◆ EXERCISE INSTRUCTIONS:
Your task is to give the listing below back word for word, pictures excluded.

◆ STORED DATA:
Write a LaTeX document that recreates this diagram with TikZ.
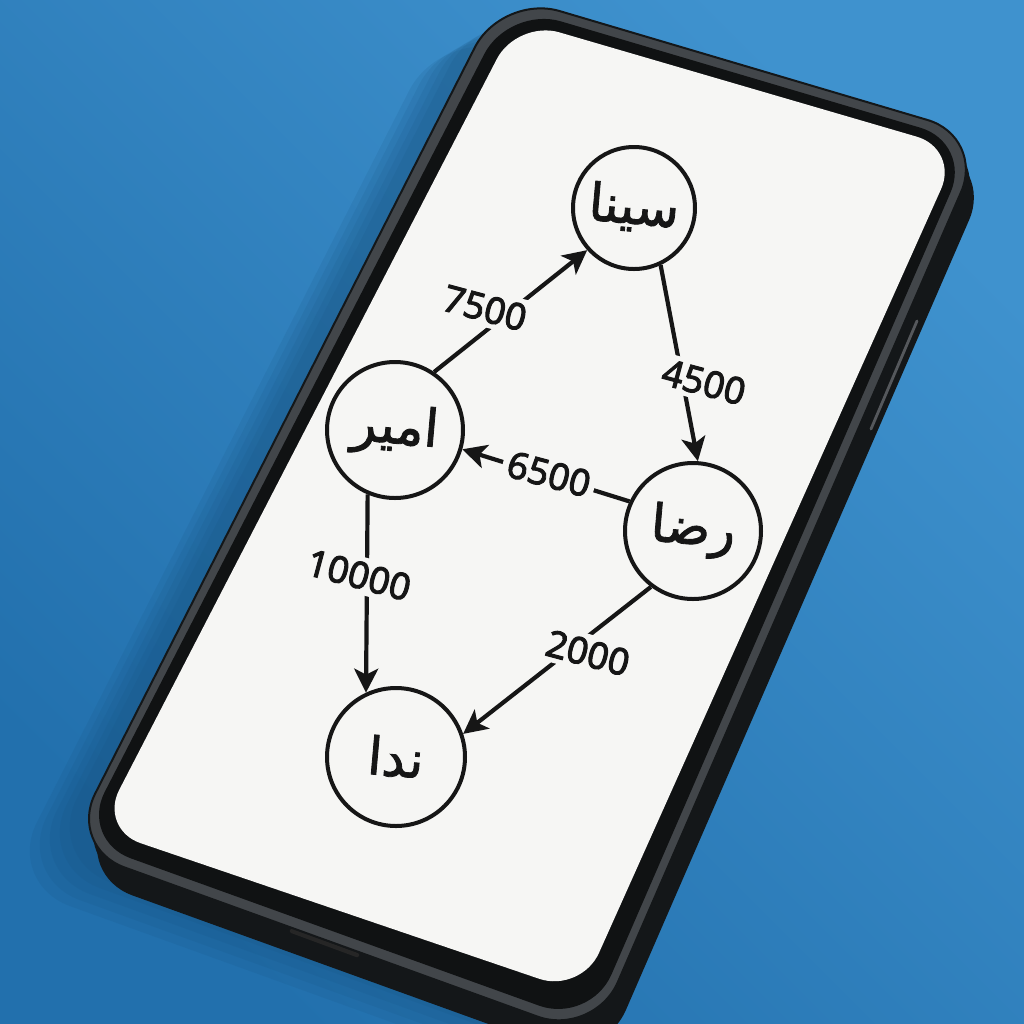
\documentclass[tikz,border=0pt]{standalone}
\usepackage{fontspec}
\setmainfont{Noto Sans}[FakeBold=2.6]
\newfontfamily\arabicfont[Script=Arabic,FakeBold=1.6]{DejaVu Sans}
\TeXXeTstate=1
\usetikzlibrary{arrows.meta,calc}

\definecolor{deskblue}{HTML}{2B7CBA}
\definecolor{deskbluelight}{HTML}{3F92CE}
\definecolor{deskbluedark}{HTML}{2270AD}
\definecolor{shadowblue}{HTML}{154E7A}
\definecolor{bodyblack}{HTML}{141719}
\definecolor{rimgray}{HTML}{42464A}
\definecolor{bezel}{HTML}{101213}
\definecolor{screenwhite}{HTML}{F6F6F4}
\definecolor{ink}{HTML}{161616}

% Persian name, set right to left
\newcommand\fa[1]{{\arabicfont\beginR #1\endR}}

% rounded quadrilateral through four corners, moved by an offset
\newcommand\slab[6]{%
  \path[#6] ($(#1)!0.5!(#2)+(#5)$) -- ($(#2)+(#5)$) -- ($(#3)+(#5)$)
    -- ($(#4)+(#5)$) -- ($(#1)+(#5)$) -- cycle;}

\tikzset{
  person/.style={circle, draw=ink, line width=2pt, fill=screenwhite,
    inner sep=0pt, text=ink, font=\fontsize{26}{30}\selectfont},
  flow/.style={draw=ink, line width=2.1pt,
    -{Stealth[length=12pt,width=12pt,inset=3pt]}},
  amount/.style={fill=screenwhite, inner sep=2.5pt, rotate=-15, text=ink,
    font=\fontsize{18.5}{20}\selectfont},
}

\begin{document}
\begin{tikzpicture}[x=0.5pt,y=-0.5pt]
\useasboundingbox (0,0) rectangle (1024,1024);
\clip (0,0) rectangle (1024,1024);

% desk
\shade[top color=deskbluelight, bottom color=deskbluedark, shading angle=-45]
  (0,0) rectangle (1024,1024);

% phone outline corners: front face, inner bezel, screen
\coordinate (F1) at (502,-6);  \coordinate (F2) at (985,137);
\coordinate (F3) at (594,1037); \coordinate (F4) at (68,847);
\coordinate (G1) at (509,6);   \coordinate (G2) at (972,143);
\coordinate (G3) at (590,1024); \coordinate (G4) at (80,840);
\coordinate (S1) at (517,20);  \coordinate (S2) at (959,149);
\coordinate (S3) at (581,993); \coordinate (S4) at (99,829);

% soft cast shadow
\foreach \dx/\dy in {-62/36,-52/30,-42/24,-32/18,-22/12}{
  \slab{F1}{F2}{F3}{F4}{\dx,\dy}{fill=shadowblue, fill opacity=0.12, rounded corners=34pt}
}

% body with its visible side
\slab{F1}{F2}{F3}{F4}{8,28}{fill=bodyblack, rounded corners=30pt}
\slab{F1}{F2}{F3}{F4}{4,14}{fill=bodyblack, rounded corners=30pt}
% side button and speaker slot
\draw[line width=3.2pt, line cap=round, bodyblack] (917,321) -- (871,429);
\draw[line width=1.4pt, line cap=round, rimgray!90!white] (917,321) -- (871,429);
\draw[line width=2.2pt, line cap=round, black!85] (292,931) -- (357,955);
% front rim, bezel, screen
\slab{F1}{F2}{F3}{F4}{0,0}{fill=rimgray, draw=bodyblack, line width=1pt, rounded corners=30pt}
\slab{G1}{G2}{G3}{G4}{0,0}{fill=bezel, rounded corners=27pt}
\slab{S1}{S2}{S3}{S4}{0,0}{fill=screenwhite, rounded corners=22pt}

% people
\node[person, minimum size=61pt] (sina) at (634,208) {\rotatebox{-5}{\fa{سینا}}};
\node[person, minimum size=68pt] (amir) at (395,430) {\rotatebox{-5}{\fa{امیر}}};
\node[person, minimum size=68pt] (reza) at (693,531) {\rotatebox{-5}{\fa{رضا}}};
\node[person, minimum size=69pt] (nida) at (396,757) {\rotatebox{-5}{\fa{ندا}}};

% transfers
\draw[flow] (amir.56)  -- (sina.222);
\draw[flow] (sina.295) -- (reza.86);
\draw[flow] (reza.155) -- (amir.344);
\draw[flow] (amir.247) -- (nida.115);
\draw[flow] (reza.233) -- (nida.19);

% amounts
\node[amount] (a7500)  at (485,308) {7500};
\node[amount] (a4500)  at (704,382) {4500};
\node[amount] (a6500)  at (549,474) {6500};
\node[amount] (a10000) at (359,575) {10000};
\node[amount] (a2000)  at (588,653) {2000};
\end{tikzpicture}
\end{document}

◆ REPLY TO THE TASK:
Write a LaTeX document that recreates this diagram with TikZ.
\documentclass[tikz,border=0pt]{standalone}
\usepackage{fontspec}
\setmainfont{Noto Sans}[FakeBold=2.6]
\newfontfamily\arabicfont[Script=Arabic,FakeBold=1.6]{DejaVu Sans}
\TeXXeTstate=1
\usetikzlibrary{arrows.meta,calc}

\definecolor{deskblue}{HTML}{2B7CBA}
\definecolor{deskbluelight}{HTML}{3F92CE}
\definecolor{deskbluedark}{HTML}{2270AD}
\definecolor{shadowblue}{HTML}{154E7A}
\definecolor{bodyblack}{HTML}{141719}
\definecolor{rimgray}{HTML}{42464A}
\definecolor{bezel}{HTML}{101213}
\definecolor{screenwhite}{HTML}{F6F6F4}
\definecolor{ink}{HTML}{161616}

% Persian name, set right to left
\newcommand\fa[1]{{\arabicfont\beginR #1\endR}}

% rounded quadrilateral through four corners, moved by an offset
\newcommand\slab[6]{%
  \path[#6] ($(#1)!0.5!(#2)+(#5)$) -- ($(#2)+(#5)$) -- ($(#3)+(#5)$)
    -- ($(#4)+(#5)$) -- ($(#1)+(#5)$) -- cycle;}

\tikzset{
  person/.style={circle, draw=ink, line width=2pt, fill=screenwhite,
    inner sep=0pt, text=ink, font=\fontsize{26}{30}\selectfont},
  flow/.style={draw=ink, line width=2.1pt,
    -{Stealth[length=12pt,width=12pt,inset=3pt]}},
  amount/.style={fill=screenwhite, inner sep=2.5pt, rotate=-15, text=ink,
    font=\fontsize{18.5}{20}\selectfont},
}

\begin{document}
\begin{tikzpicture}[x=0.5pt,y=-0.5pt]
\useasboundingbox (0,0) rectangle (1024,1024);
\clip (0,0) rectangle (1024,1024);

% desk
\shade[top color=deskbluelight, bottom color=deskbluedark, shading angle=-45]
  (0,0) rectangle (1024,1024);

% phone outline corners: front face, inner bezel, screen
\coordinate (F1) at (502,-6);  \coordinate (F2) at (985,137);
\coordinate (F3) at (594,1037); \coordinate (F4) at (68,847);
\coordinate (G1) at (509,6);   \coordinate (G2) at (972,143);
\coordinate (G3) at (590,1024); \coordinate (G4) at (80,840);
\coordinate (S1) at (517,20);  \coordinate (S2) at (959,149);
\coordinate (S3) at (581,993); \coordinate (S4) at (99,829);

% soft cast shadow
\foreach \dx/\dy in {-62/36,-52/30,-42/24,-32/18,-22/12}{
  \slab{F1}{F2}{F3}{F4}{\dx,\dy}{fill=shadowblue, fill opacity=0.12, rounded corners=34pt}
}

% body with its visible side
\slab{F1}{F2}{F3}{F4}{8,28}{fill=bodyblack, rounded corners=30pt}
\slab{F1}{F2}{F3}{F4}{4,14}{fill=bodyblack, rounded corners=30pt}
% side button and speaker slot
\draw[line width=3.2pt, line cap=round, bodyblack] (917,321) -- (871,429);
\draw[line width=1.4pt, line cap=round, rimgray!90!white] (917,321) -- (871,429);
\draw[line width=2.2pt, line cap=round, black!85] (292,931) -- (357,955);
% front rim, bezel, screen
\slab{F1}{F2}{F3}{F4}{0,0}{fill=rimgray, draw=bodyblack, line width=1pt, rounded corners=30pt}
\slab{G1}{G2}{G3}{G4}{0,0}{fill=bezel, rounded corners=27pt}
\slab{S1}{S2}{S3}{S4}{0,0}{fill=screenwhite, rounded corners=22pt}

% people
\node[person, minimum size=61pt] (sina) at (634,208) {\rotatebox{-5}{\fa{سینا}}};
\node[person, minimum size=68pt] (amir) at (395,430) {\rotatebox{-5}{\fa{امیر}}};
\node[person, minimum size=68pt] (reza) at (693,531) {\rotatebox{-5}{\fa{رضا}}};
\node[person, minimum size=69pt] (nida) at (396,757) {\rotatebox{-5}{\fa{ندا}}};

% transfers
\draw[flow] (amir.56)  -- (sina.222);
\draw[flow] (sina.295) -- (reza.86);
\draw[flow] (reza.155) -- (amir.344);
\draw[flow] (amir.247) -- (nida.115);
\draw[flow] (reza.233) -- (nida.19);

% amounts
\node[amount] (a7500)  at (485,308) {7500};
\node[amount] (a4500)  at (704,382) {4500};
\node[amount] (a6500)  at (549,474) {6500};
\node[amount] (a10000) at (359,575) {10000};
\node[amount] (a2000)  at (588,653) {2000};
\end{tikzpicture}
\end{document}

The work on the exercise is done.